Борис Пастернак - Дмитрий Быков
Шрифт:
Интервал:
Закладка:
Второй апокриф, вовсе уж не достоверный, относится к 1939 году, когда к шестидесятилетию вождя решено было издать сборник его лирики по-грузински и по-русски. Как известно, Джугашвили в молодости пописывал стишки на родном языке — весьма заурядные, «о розочке и козочке»: о луне, которая плывет над горами, о соловье, который пением своим приветствует утро и напутствует школьников учиться во славу Родины… Это «Утро» попало даже в хрестоматию 1915 года «Деда эна» («Родная речь»), составленную самим Ильей Чавчавадзе.
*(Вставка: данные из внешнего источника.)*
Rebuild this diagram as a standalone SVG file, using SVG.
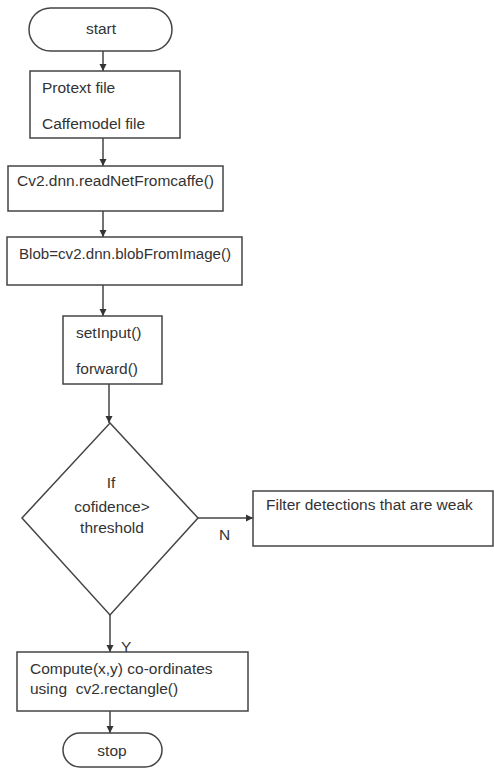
<svg xmlns="http://www.w3.org/2000/svg" width="494" height="768" viewBox="0 0 494 768">
<defs>
<marker id="ah" markerWidth="8" markerHeight="8" refX="7" refY="4" orient="auto" markerUnits="userSpaceOnUse">
<path d="M0,0.5 L7,4 L0,7.5 Z" fill="#333"/>
</marker>
<style>
.n{fill:#fff;stroke:#444;stroke-width:1.5}
.t{font-family:"Liberation Sans",Arial,sans-serif;font-size:15.5px;fill:#333;white-space:pre}
.c{text-anchor:middle}
.e{fill:none;stroke:#444;stroke-width:1.5;marker-end:url(#ah)}
</style>
</defs>
<rect width="494" height="768" fill="#fff"/>
<g id="connectors">
<line class="e" x1="103" y1="51" x2="103" y2="71"/>
<line class="e" x1="103" y1="138" x2="103" y2="166"/>
<line class="e" x1="103" y1="211" x2="103" y2="237"/>
<line class="e" x1="103" y1="285" x2="103" y2="316"/>
<line class="e" x1="109" y1="384" x2="109" y2="423"/>
<line class="e" x1="198" y1="518" x2="253" y2="518"/>
<line class="e" x1="110" y1="615" x2="110" y2="652"/>
<line class="e" x1="110" y1="711" x2="110" y2="733"/>
<text class="t" x="219" y="540">N</text>
<text class="t" x="121" y="652">Y</text>
</g>
<g id="start">
<rect class="n" x="29" y="8" width="143" height="43" rx="21.5"/>
<text class="t c" x="101" y="34">start</text>
</g>
<g id="files">
<rect class="n" x="30" y="71" width="150" height="67"/>
<text class="t" x="42" y="93">Protext file</text>
<text class="t" x="42" y="129">Caffemodel file</text>
</g>
<g id="readnet">
<rect class="n" x="8" y="166" width="215" height="45"/>
<text class="t" x="17" y="186">Cv2.dnn.readNetFromcaffe()</text>
</g>
<g id="blob">
<rect class="n" x="7" y="237" width="235" height="48"/>
<text class="t" x="19" y="259" textLength="212" lengthAdjust="spacingAndGlyphs">Blob=cv2.dnn.blobFromImage()</text>
</g>
<g id="setinput">
<rect class="n" x="63" y="316" width="99" height="68"/>
<text class="t" x="76" y="338">setInput()</text>
<text class="t" x="76" y="374">forward()</text>
</g>
<g id="decision">
<polygon class="n" points="110,423 198,518 110,615 22,518"/>
<text class="t c" x="111" y="488">If</text>
<text class="t c" x="112" y="512">cofidence&gt;</text>
<text class="t c" x="112" y="533">threshold</text>
</g>
<g id="filter">
<rect class="n" x="253" y="491" width="240" height="55"/>
<text class="t" x="266" y="510">Filter detections that are weak</text>
</g>
<g id="compute">
<rect class="n" x="17" y="652" width="231" height="59"/>
<text class="t" x="30" y="674">Compute(x,y) co-ordinates</text>
<text class="t" x="30" y="694">using  cv2.rectangle()</text>
</g>
<g id="stop">
<rect class="n" x="63" y="733" width="99" height="34" rx="17"/>
<text class="t c" x="112" y="756">stop</text>
</g>
</svg>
Сталину доложили о готовящемся роскошном издании — на веленевой бумаге, с картинками, с разными вариантами переводов на русский. Пастернака якобы вызвали ночью в Кремль. Там Сталин показал Пастернаку подборку стихотворений в русских переводах и сказал: «Это написал один мой друг… Что вы скажете?» — Пастернак будто бы посмотрел и сказал, что стихи так себе, ничего особенного. Сталин отпустил его милостивым кивком и книжку запретил. По другой версии, рукописи переводов были доставлены Пастернаку на дом, и Сталин, позвонив ему по телефону, сказал, что это «стихи друга»; прошло много времени, Пастернак почти забыл об этой странной литконсультации, и тут Сталин позвонил снова. Пастернак якобы набрался смелости и сказал: «Если у вашего друга есть какое-то другое занятие, пусть он лучше сосредоточится на нем». Сталин помолчал, сказал: «Хорошо, я так и передам» — и повесил трубку.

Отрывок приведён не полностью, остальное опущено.